Sam K. Yohannan, DPT, ’12, PT, MS, puts his heart and soul into the game. Video games, that is. Dr. Yohannan has spent years making a difference in the lives of burn survivors through his research in video game therapy. His latest study demonstrates the outcomes on pain, anxiety, active range of motion, function, and enjoyment with the use of the Nintendo Wii during acute burn rehabilitation.

Dr. Yohannan is the senior physical therapy specialist and burn research coordinator at New York-Presbyterian/Weill Cornell Medical Center in New York City. Born and raised in New York, he has traveled around the country practicing rehabilitation in a variety of settings. He also has presented research forums both nationally and internationally and taught physical therapy overseas as a member of the International Outreach Committee of the American Burn Association.
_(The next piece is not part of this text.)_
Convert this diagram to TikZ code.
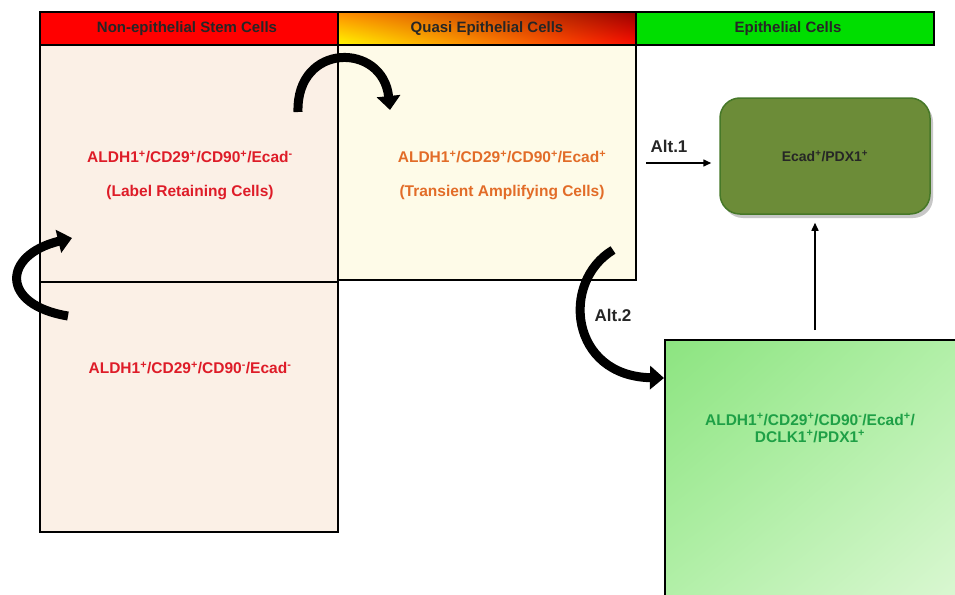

He took a specific interest in treating burn survivors during his burn service rotation around the time of the 9/11 attacks on the World Trade Center. That’s when Dr. Yohannan fell in love with the patient population and found that working with burn patients was the most satisfying.

“To see patients walk around the burn unit after being in bed for so long, to see them get better and return to their function, families, and communities,” he says, “is the most rewarding.”

For instance, one burn survivor, a former soccer player, became deeply depressed by his injury. Through gaming, Dr. Yohannan was able to get him back on a virtual soccer field.

Just months before earning his doctorate in physical therapy from ASHS, Dr. Yohannan’s research, “The Utilization of Nintendo Wii on Burn Rehabilitation: A Pilot Study,” was published in the Journal of Burn Care and Research. The article received the 2011 American Burn Association’s Clinical Research Award.

With his DPT in hand, Dr. Yohannan hopes to continue to study the effects of gaming therapy on engaging and motivating patients. His favorite part of working as a researcher, he says, is seeing clinicians reference and apply research evidence to improve patient care.

“Gaming allows patients to temporarily escape from the hospital or their physical condition and gives them a way to interact with other patients,” Dr. Yohannan says. “Not only do video games facilitate active movement, but it also puts smiles on faces.”